Rows are chunked per-row and need [[objects]].text_fields to become searchable.

Credentials

BigQuery uses Application Default Credentials (ADC) — there is no token in the TOML; the credentials must be visible to the server process. Three common paths:

  1. Service account JSON (production): create a service account with roles/bigquery.dataViewer on the target datasets, then point the server at it:

    export GOOGLE_APPLICATION_CREDENTIALS=/path/to/sa.json
    mfs-server run
    
  2. gcloud auth application-default login (dev / single-user) — writes ~/.config/gcloud/application_default_credentials.json.

  3. Workload Identity on GKE / Cloud Run — ADC is automatic.

Make sure the BigQuery API is enabled on the project.

Google Cloud BigQuery API page

Google Cloud service accounts page

Google Cloud create service account form

Configuration

project = "analytics-prod"
datasets = ["events", "kb"]
max_read_rows = 100000

[[objects]]
match = "/kb/tables/articles"
text_fields = ["title", "body_markdown"]
locator_fields = ["article_id"]

Sync and freshness

The connector uses the table's modified time as its cursor; deletions are caught by full_scan.
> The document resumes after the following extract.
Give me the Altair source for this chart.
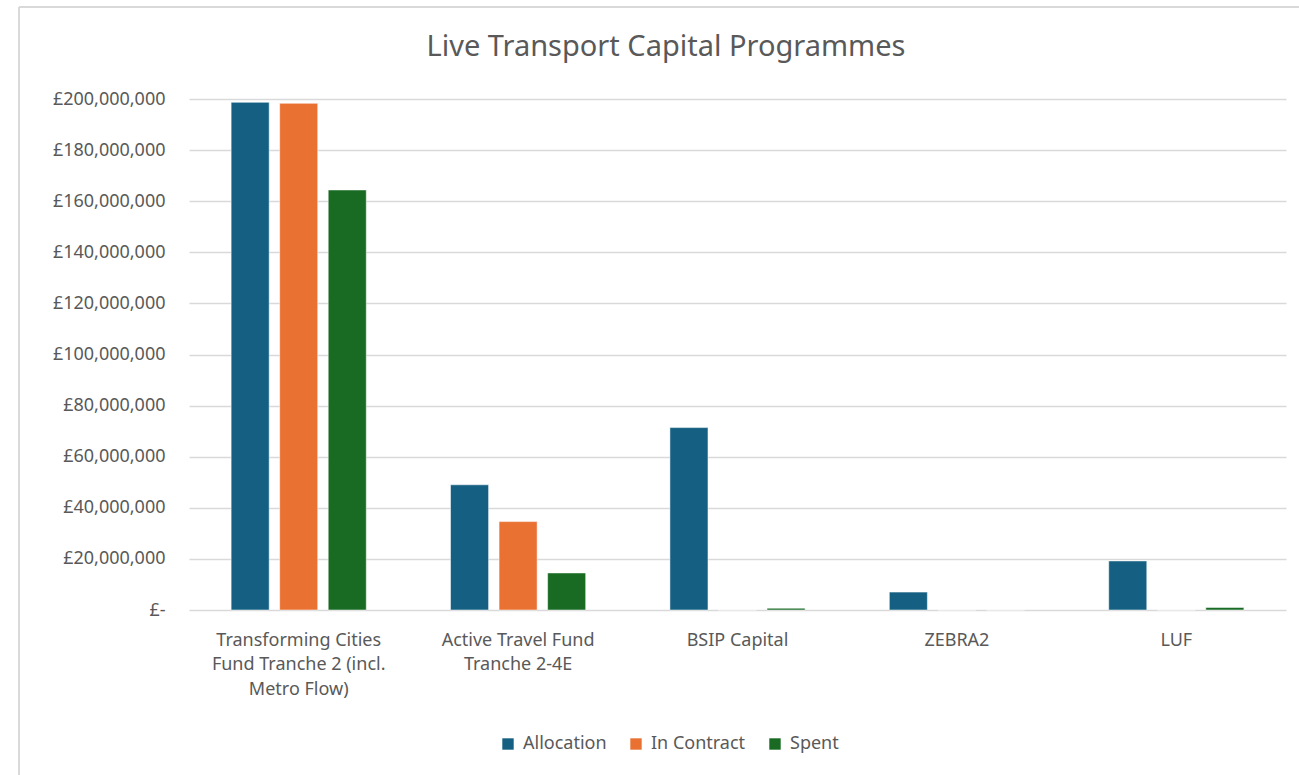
import altair as alt
import pandas as pd

categories = [
    "Transforming Cities|Fund Tranche 2 (incl.|Metro Flow)",
    "Active Travel Fund|Tranche 2-4E",
    "BSIP Capital",
    "ZEBRA2",
    "LUF",
]
series = ["Allocation", "In Contract", "Spent"]
allocation = [198_700_000, 49_000_000, 71_400_000, 7_000_000, 19_200_000]
in_contract = [198_300_000, 34_600_000, 0, 0, 0]
spent = [164_400_000, 14_500_000, 700_000, 0, 1_000_000]
colors = ["#156082", "#E97132", "#196B24"]
y_ticks = list(range(0, 200_000_001, 20_000_000))
chart_title = "Live Transport Capital Programmes"

rows = []
for i, c in enumerate(categories):
    for s, vals in zip(series, [allocation, in_contract, spent]):
        rows.append({"Programme": c, "Series": s, "Value": vals[i]})
df = pd.DataFrame(rows)

FONT = "Noto Sans"
GREY = "#595959"
LBL = 18

bars = alt.Chart(df).mark_bar(stroke="white", strokeOpacity=0.5, strokeWidth=1).encode(
    x=alt.X("Programme:N", sort=categories, title=None,
            scale=alt.Scale(paddingInner=0.384, paddingOuter=0.192),
            axis=alt.Axis(labelExpr="split(datum.label, '|')", labelAngle=0,
                          domain=False, ticks=False, grid=False, labelPadding=21,
                          labelBaseline="top", labelLineHeight=24.5,
                          labelFontSize=LBL, labelColor=GREY, labelFont=FONT,
                          labelLimit=300)),
    xOffset=alt.XOffset("Series:N", sort=series,
                        scale=alt.Scale(paddingInner=0.216, paddingOuter=0)),
    y=alt.Y("Value:Q", title=None,
            scale=alt.Scale(domain=[0, 200_000_000], nice=False),
            axis=alt.Axis(values=y_ticks, domain=False, ticks=False,
                          labelExpr="datum.value == 0 ? '£-\u2007\u2007' : '£' + format(datum.value, ',')",
                          labelPadding=24, labelFontSize=LBL, labelColor=GREY,
                          labelFont=FONT, gridColor="#d9d9d9", gridWidth=1.5)),
    color=alt.Color("Series:N", sort=series,
                    scale=alt.Scale(domain=series, range=colors),
                    legend=alt.Legend(title=None, orient="none", direction="horizontal",
                                      legendX=310, legendY=636,
                                      symbolType="square", symbolSize=130,
                                      symbolStrokeWidth=0,
                                      labelFontSize=LBL, labelColor=GREY, labelFont=FONT,
                                      labelOffset=6, columnPadding=20)),
)

title_df = pd.DataFrame({"t": [chart_title]})
title = alt.Chart(title_df).mark_text(fontSize=29, font=FONT, color=GREY,
                                      baseline="middle", align="center").encode(
    text="t:N", x=alt.value(477), y=alt.value(-52)
)

border_df = pd.DataFrame({"k": [0]})
top_border = alt.Chart(border_df).mark_rule(color="#d9d9d9", strokeWidth=2).encode(
    x=alt.value(-170), x2=alt.value(1200), y=alt.value(-92)
)
left_border = alt.Chart(border_df).mark_rule(color="#d9d9d9", strokeWidth=2).encode(
    x=alt.value(-170), y=alt.value(-92), y2=alt.value(700)
)

chart = alt.layer(bars, title, top_border, left_border).properties(
    width=1097,
    height=511,
    padding={"left": 189, "top": 99, "right": 13, "bottom": 165},
    autosize=alt.AutoSizeParams(type="none"),
).configure(background="white").configure_view(strokeWidth=0, stroke="transparent")

chart.save("out.html", embed_options={"renderer": "svg", "actions": False})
It reads rows via list_rows, so max_read_rows caps large tables.

Search and browse

mfs add bigquery://analytics --config ./bigquery.toml

mfs search "refund event" bigquery://analytics/events/tables/user_events/rows.jsonl
mfs search "email column" bigquery://analytics --kind schema_summary
mfs cat bigquery://analytics/kb/tables/articles/rows.jsonl --locator '{"article_id":"a-123"}'

Pitfalls

  • ADC must be visible to the server process, not just the CLI shell.
  • BigQuery has no primary key for most tables — choose stable locator_fields explicitly.
  • Rows need text_fields to be searchable.